I have a Craftsman model 917.254350 and in need of the tie rod, sears part no. 108110X. This part is obsolete and is no longer avaiable from Sears parts. I have checked ebay, craigslist and did a Google search but have had no luck. Does anyone know what other tie rod mfg or part number will work on this tractor? Any ideas will be appreciated. 
Thanks


----------



## jhngardner367 (Apr 5, 2011)

Take the part to Tractor Supply co.,and they should have some that match up.There are a few different sizes available,and some are left-hand threads.It's where I go to find them.You may also find them at a local tractor repair shop,as some are interchangeable.


----------



## jhngardner367 (Apr 5, 2011)

*Tie rod*

OOPS!My bad! I thought you only needed the tie rod ENDS,but,after seeing the diagram,I see it's a yt16,which has the ends as part of the tie rod,not replaceable.But, there is a way to repair it.What I do,is get the ends from TSC,or a Simplicity dealer,and go to the hardware and get bolts that will thread into the ends.Next,trim off the existing ends,and center-drill them to accept the bolts,after cutting the bolt heads off.Leave enough bolt threads to be able to adjust the length and weld the bolts into the holes drilled into the end of the rod.Make sure the over all length of the rod,with ends, is the same as original,and you should be good to go.


----------



## dangeroustoys56 (Jul 26, 2010)

Northern tools has a go kart tie rod setup you could use :Plated Steel Tie Rod Kit — 24in.
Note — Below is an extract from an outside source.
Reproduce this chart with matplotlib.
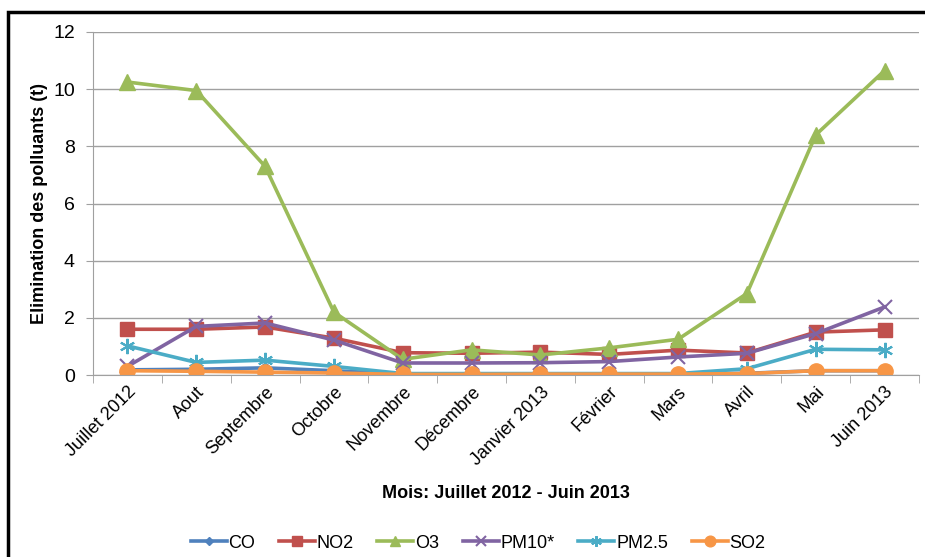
import matplotlib.pyplot as plt
from matplotlib.patches import Rectangle

plt.rcParams['font.family'] = ['Liberation Sans', 'DejaVu Sans']

mois = ['Juillet 2012', 'Aout', 'Septembre', 'Octobre', 'Novembre', 'Décembre',
        'Janvier 2013', 'Février', 'Mars', 'Avril', 'Mai', 'Juin 2013']

co = [0.18, 0.2, 0.25, 0.15, 0.03, 0.03, 0.04, 0.04, 0.04, 0.06, 0.15, 0.15]
no2 = [1.6, 1.6, 1.68, 1.29, 0.78, 0.76, 0.8, 0.72, 0.87, 0.77, 1.5, 1.58]
o3 = [10.25, 9.95, 7.3, 2.2, 0.55, 0.88, 0.7, 0.95, 1.25, 2.85, 8.4, 10.65]
pm10 = [0.3, 1.7, 1.82, 1.22, 0.42, 0.42, 0.43, 0.47, 0.63, 0.76, 1.45, 2.38]
pm25 = [1.02, 0.44, 0.52, 0.3, 0.05, 0.05, 0.05, 0.05, 0.05, 0.22, 0.9, 0.88]
so2 = [0.15, 0.13, 0.1, 0.07, 0.02, 0.02, 0.03, 0.03, 0.03, 0.05, 0.15, 0.15]

fig = plt.figure(figsize=(9.25, 5.57), dpi=100)
ax = fig.add_axes([93/925, 1 - 375/557, 826/925, 343/557])

x = range(len(mois))
lw = 2.6
ax.plot(x, co, color='#4F81BD', marker='D', ms=6, lw=lw, label='CO')
ax.plot(x, no2, color='#C0504D', marker='s', ms=10, lw=lw, label='NO2')
ax.plot(x, o3, color='#9BBB59', marker='^', ms=11, lw=lw, label='O3')
ax.plot(x, pm10, color='#8064A2', marker='x', ms=10, mew=1.5, lw=lw, label='PM10*')
ax.plot(x, pm25, color='#4BACC6', marker=(6, 2, 0), ms=11, mew=1.5, lw=lw, label='PM2.5')
ax.plot(x, so2, color='#F79646', marker='o', ms=11, lw=lw, label='SO2')

ax.set_xlim(-0.5, 11.5)
ax.set_ylim(0, 12)
ax.set_yticks(range(0, 13, 2))
ax.set_xticks(list(x))
ax.set_xticklabels(mois, rotation=45, ha='right', rotation_mode='anchor', fontsize=13)
ax.tick_params(axis='y', labelsize=14, length=5, pad=8, color='#A0A0A0')
ax.tick_params(axis='x', length=0, pad=6)
ax.set_xticks([i - 0.5 for i in range(13)], minor=True)
ax.tick_params(axis='x', which='minor', length=6, color='#A0A0A0')
ax.grid(axis='y', color='#A0A0A0', lw=1)
ax.set_axisbelow(True)
for s in ['top', 'right']:
    ax.spines[s].set_visible(False)
ax.spines['left'].set_color('#A0A0A0')
ax.spines['bottom'].set_color('#A0A0A0')

ax.set_ylabel('Elimination des polluants (t)', fontsize=13, fontweight='bold', labelpad=4)
fig.text(506/925, 1 - 493/557, 'Mois: Juillet 2012 - Juin 2013', fontsize=13,
         fontweight='bold', ha='center', va='center')

fig.legend(loc='center', bbox_to_anchor=(478/925, 1 - 543/557), ncol=6, frameon=False,
           fontsize=13, handlelength=2.0, handletextpad=0.1, columnspacing=1.3,
           markerscale=0.7)

fig.patches.append(Rectangle((8/925, -0.05), 1.0, 1 - 12/557 + 0.05,
                             transform=fig.transFigure, fill=False, ec='black', lw=2.5))

fig.savefig('out.png', dpi=100)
Length | Tie Rods + Components | Northern Tool + Equipment 

I bot a couple to use on my mod tractors.


----------



## craftsman (Aug 1, 2012)

*tie rod*

i have a craftsman lawn tractor and love it but a couple yrs ago the tie rod bent and since then ive been taking it off and bending it back straight once in a while.have you tried doing that?it will save you a ton of money from buying those things all the time.all you need is a big long pipe pliers and cotter pins and a little patience.youll be back to running in 30 minutes or so.


----------



## wjjones (May 28, 2010)

Try mymowerparts.com


----------



## Thomas (Nov 1, 2006)

This might help.

http://parts.sears.com/partsdirect/...ng-mower-tractor-Parts&sort=addedDate&dir=asc


----------



## Hitch (Oct 11, 2011)

Thomas, thanks for the link but I am unable to open it. Comes back as an error or invalid link. Would you please check the link and let me know. I did buy the tie rod from Northern Tool as dangeroustoys56 suggested and it has been working.
Thanks


----------



## Thomas (Nov 1, 2006)

Hitch.
I just click on the link work okay.


----------



## jhngardner367 (Apr 5, 2011)

No problem,here,either.


----------